EXERCISE BRIEF: Give back exactly the lines from the beginning of the listing below to the line holding "import matplotlib.pyplot as plt", both ends included; the pictures stay out.

COLLECTED DATA:
◆ ◆ ◆ ◆ ◆

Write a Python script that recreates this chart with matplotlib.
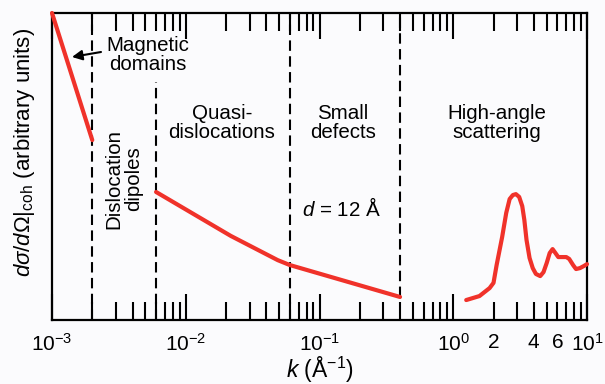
"""Coherent scattering cross-section vs. wavevector, with defect regimes."""

import matplotlib
matplotlib.use("Agg")
import matplotlib.pyplot as plt

# ---------------------------------------------------------------------------
# Data (k in 1/Å, intensity in arbitrary units 0..1)
# ---------------------------------------------------------------------------
BOUNDARY_K = [2e-3, 6e-3, 6e-2, 4e-1]
BOUNDARY_LO = [0.0, 0.0, 0.0, 0.075]
BOUNDARY_HI = [1.0, 0.775, 1.0, 1.0]

MAG_K = [1e-3, 2e-3]
MAG_I = [1.0, 0.586]

DEFECT_K = [6e-3, 0.0217, 0.0487, 0.06, 0.4]
DEFECT_I = [0.417, 0.274, 0.195, 0.179, 0.075]

HIGH_K = [1.25, 1.57, 1.87, 2.0, 2.11, 2.32, 2.49, 2.64, 2.79, 2.94,
          3.11, 3.28, 3.40, 3.53, 3.72, 3.93, 4.15, 4.47, 4.73, 5.0,
          5.26, 5.53, 5.81, 6.10, 6.53, 7.0, 7.36, 7.87, 8.28, 8.85,
          9.49, 10.0]
HIGH_I = [0.065, 0.078, 0.104, 0.121, 0.179, 0.270, 0.349, 0.394, 0.407, 0.410,
          0.401, 0.371, 0.326, 0.261, 0.202, 0.169, 0.150, 0.143, 0.156, 0.186,
          0.218, 0.231, 0.218, 0.205, 0.205, 0.205, 0.199, 0.179, 0.166, 0.169,
          0.176, 0.182]

MAJOR_TICKS = [1e-3, 1e-2, 1e-1, 1e0, 1e1]
MAJOR_LABELS = ["$10^{-3}$", "$10^{-2}$", "$10^{-1}$", "$10^{0}$", "$10^{1}$"]
LABELLED_MINOR = {2: "2", 4: "4", 6: "6"}

RED = "#f0322a"
BG = "#fbfbfd"

plt.rcParams["font.family"] = ["Liberation Sans", "DejaVu Sans"]
plt.rcParams["mathtext.fontset"] = "custom"
plt.rcParams["mathtext.rm"] = "Liberation Sans"
plt.rcParams["mathtext.it"] = "Liberation Sans:italic"
plt.rcParams["mathtext.bf"] = "Liberation Sans:bold"

fig = plt.figure(figsize=(6.05, 3.84), dpi=100)
fig.patch.set_facecolor(BG)
ax = fig.add_axes([52 / 605, 64 / 384, 535 / 605, 307 / 384])
ax.set_facecolor(BG)
ax.set_xscale("log")
ax.set_xlim(1e-3, 1e1)
ax.set_ylim(0, 1)

# regime boundaries
for k, lo, hi in zip(BOUNDARY_K, BOUNDARY_LO, BOUNDARY_HI):
    ax.plot([k, k], [lo, hi], color="black", lw=1.5,
            linestyle=(0, (5, 2.6)), zorder=2)

# curves
for xs, ys in [(MAG_K, MAG_I), (DEFECT_K, DEFECT_I), (HIGH_K, HIGH_I)]:
    ax.plot(xs, ys, color=RED, lw=3.0, solid_joinstyle="round",
            solid_capstyle="round", zorder=3, clip_on=False)

# ticks: full decades inward on top and bottom, only 2/4/6 labelled
minor = []
minor_labels = []
for dec in MAJOR_TICKS[:-1]:
    for m in range(2, 10):
        minor.append(m * dec)
        minor_labels.append(LABELLED_MINOR.get(m, "") if dec == 1e0 else "")
ax.set_xticks(MAJOR_TICKS, MAJOR_LABELS)
ax.set_xticks(minor, minor_labels, minor=True)
ax.set_yticks([])
ax.tick_params(axis="x", which="both", direction="in", top=True, bottom=True,
               width=1.5, color="black", labelsize=15, pad=9)
ax.tick_params(axis="x", which="major", length=19)
ax.tick_params(axis="x", which="minor", length=13)
for sp in ax.spines.values():
    sp.set_linewidth(1.6)

# region labels
txt = dict(transform=ax.transAxes, ha="center", va="center",
           fontsize=14.8, linespacing=1.05)
ax.text((148 - 52) / 535, (320 - 55) / 307, "Magnetic\ndomains", **txt)
ax.text((222 - 52) / 535, (320 - 123) / 307, "Quasi-\ndislocations", **txt)
ax.text((343 - 52) / 535, (320 - 123) / 307, "Small\ndefects", **txt)
ax.text((497 - 52) / 535, (320 - 123) / 307, "High-angle\nscattering", **txt)
ax.text((124 - 52) / 535, (320 - 179) / 307, "Dislocation\ndipoles",
        rotation=90, **txt)
ax.text((341 - 52) / 535, (320 - 208) / 307, "$d$ = 12 Å", **txt)

ax.annotate("", xy=((72 - 52) / 535, (320 - 57) / 307),
            xytext=((101 - 52) / 535, (320 - 52) / 307),
            xycoords="axes fraction", textcoords="axes fraction",
            arrowprops=dict(arrowstyle="-|>", color="black", lw=1.5,
                            mutation_scale=15, shrinkA=0, shrinkB=0))

fig.text(25 / 605, 1 - 152 / 384,
         r"$d\sigma/d\mathit{\Omega}|_{\mathrm{coh}}$ (arbitrary units)",
         rotation=90, ha="center", va="center", fontsize=16)
fig.text(320 / 605, 1 - 370 / 384, r"$k$ (Å$^{-1}$)",
         ha="center", va="center", fontsize=16.5)

fig.savefig("out.png", dpi=100, facecolor=BG)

◆ ◆ ◆ ◆ ◆

SOLUTION FOR THIS EXERCISE:
Write a Python script that recreates this chart with matplotlib.
"""Coherent scattering cross-section vs. wavevector, with defect regimes."""

import matplotlib
matplotlib.use("Agg")
import matplotlib.pyplot as plt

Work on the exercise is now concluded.